Work to be completed> Give only the number of lines in these records that contain the word "script".

Given data>
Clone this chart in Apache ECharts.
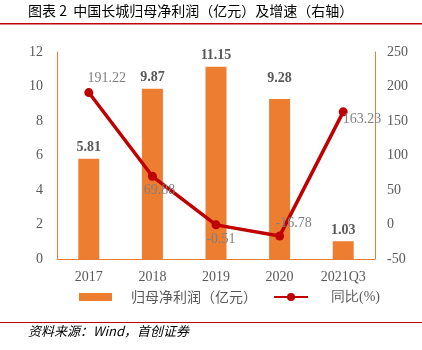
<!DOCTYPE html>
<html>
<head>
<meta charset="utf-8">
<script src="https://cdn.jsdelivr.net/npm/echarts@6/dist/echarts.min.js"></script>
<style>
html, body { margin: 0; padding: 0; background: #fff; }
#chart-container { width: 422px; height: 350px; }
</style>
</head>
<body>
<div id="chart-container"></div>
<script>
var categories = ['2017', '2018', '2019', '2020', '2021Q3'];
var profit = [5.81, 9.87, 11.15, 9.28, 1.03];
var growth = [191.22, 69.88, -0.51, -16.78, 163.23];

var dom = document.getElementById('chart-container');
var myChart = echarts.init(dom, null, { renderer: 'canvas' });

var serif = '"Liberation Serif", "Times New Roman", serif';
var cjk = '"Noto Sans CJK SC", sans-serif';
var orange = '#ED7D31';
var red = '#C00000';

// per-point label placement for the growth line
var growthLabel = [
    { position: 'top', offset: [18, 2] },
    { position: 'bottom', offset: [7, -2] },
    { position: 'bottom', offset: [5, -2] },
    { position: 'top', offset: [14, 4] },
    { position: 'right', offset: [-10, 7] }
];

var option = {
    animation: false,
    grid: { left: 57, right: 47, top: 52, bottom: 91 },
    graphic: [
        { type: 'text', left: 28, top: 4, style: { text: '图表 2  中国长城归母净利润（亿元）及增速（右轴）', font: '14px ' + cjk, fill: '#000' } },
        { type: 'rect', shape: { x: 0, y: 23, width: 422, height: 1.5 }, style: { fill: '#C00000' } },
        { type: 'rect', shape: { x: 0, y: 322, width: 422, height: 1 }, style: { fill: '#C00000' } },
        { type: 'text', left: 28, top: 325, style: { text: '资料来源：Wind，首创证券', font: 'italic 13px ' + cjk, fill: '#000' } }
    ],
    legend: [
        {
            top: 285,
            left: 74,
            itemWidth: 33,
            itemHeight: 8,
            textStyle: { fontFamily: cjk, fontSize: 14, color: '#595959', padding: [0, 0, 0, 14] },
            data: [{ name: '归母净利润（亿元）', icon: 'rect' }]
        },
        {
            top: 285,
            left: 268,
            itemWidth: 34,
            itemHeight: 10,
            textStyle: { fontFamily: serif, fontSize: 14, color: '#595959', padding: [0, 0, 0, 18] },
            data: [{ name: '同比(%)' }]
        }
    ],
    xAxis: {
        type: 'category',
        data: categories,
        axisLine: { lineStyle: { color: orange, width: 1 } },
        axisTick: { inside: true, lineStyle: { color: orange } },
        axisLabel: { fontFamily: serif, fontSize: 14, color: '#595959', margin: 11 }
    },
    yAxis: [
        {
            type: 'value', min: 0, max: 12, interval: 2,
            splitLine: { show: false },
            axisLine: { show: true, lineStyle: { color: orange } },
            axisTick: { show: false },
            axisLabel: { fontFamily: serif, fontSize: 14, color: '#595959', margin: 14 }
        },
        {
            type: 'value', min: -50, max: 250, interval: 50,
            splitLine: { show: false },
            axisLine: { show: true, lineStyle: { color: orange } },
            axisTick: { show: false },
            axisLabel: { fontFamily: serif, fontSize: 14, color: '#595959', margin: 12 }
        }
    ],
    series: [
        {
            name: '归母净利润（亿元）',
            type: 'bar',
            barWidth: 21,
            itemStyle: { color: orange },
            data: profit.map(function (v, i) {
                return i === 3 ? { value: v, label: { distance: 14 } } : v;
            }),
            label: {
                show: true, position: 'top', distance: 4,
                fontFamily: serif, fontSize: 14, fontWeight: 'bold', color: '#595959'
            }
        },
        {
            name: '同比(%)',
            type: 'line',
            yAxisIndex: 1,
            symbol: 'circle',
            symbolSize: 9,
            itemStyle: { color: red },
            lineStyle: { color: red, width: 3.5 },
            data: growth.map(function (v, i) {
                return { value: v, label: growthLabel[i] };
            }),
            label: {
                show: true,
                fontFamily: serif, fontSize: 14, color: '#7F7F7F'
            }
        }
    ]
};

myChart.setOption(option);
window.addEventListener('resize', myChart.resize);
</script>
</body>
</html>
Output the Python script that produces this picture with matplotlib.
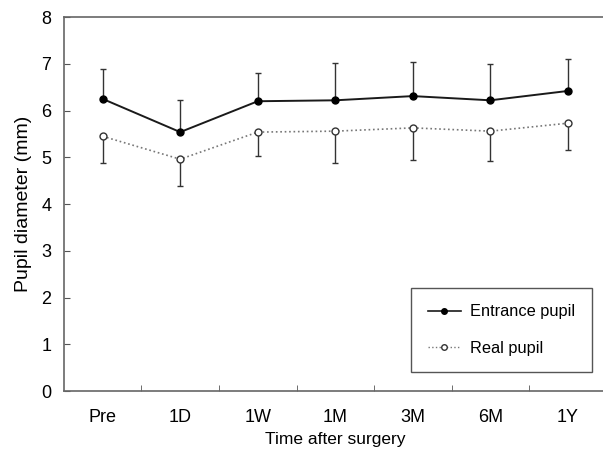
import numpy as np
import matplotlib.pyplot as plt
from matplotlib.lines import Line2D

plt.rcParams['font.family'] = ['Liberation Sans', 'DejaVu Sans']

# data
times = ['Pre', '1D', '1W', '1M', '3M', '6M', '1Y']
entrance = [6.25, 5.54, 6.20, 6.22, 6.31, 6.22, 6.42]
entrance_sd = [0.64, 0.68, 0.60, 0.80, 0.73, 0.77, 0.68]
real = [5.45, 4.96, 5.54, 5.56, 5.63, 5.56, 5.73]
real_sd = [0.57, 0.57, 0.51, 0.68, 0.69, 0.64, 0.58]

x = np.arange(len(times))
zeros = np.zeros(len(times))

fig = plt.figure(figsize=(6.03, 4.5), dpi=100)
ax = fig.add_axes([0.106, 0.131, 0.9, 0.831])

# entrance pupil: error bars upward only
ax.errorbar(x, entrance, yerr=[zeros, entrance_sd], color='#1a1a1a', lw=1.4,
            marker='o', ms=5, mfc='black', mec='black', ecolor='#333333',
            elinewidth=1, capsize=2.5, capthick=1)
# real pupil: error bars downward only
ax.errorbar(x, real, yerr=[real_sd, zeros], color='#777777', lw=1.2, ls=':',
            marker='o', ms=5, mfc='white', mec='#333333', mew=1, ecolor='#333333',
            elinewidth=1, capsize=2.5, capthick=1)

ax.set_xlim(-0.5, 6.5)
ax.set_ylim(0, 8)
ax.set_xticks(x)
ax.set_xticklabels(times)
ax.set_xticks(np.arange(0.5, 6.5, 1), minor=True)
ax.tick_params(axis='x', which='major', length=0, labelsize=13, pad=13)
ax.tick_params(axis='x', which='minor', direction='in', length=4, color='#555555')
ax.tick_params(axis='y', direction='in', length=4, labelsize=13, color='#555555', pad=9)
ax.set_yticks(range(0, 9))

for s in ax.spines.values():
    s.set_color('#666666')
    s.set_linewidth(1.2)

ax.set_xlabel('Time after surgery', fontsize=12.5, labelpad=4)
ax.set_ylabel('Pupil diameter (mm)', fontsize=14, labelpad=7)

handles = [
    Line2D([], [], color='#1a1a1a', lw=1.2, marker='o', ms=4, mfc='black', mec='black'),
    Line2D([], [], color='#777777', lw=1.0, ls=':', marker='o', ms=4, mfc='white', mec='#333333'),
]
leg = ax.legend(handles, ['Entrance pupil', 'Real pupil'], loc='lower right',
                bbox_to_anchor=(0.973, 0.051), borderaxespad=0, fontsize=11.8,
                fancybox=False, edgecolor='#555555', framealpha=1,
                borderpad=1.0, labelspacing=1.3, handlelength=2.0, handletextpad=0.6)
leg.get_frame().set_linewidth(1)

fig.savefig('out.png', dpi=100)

==

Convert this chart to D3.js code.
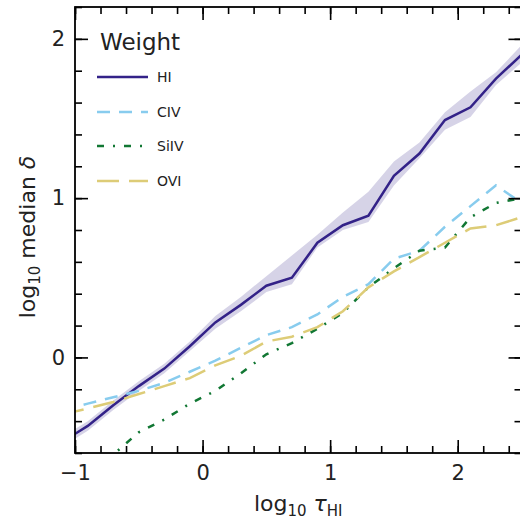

Reply to the task> 4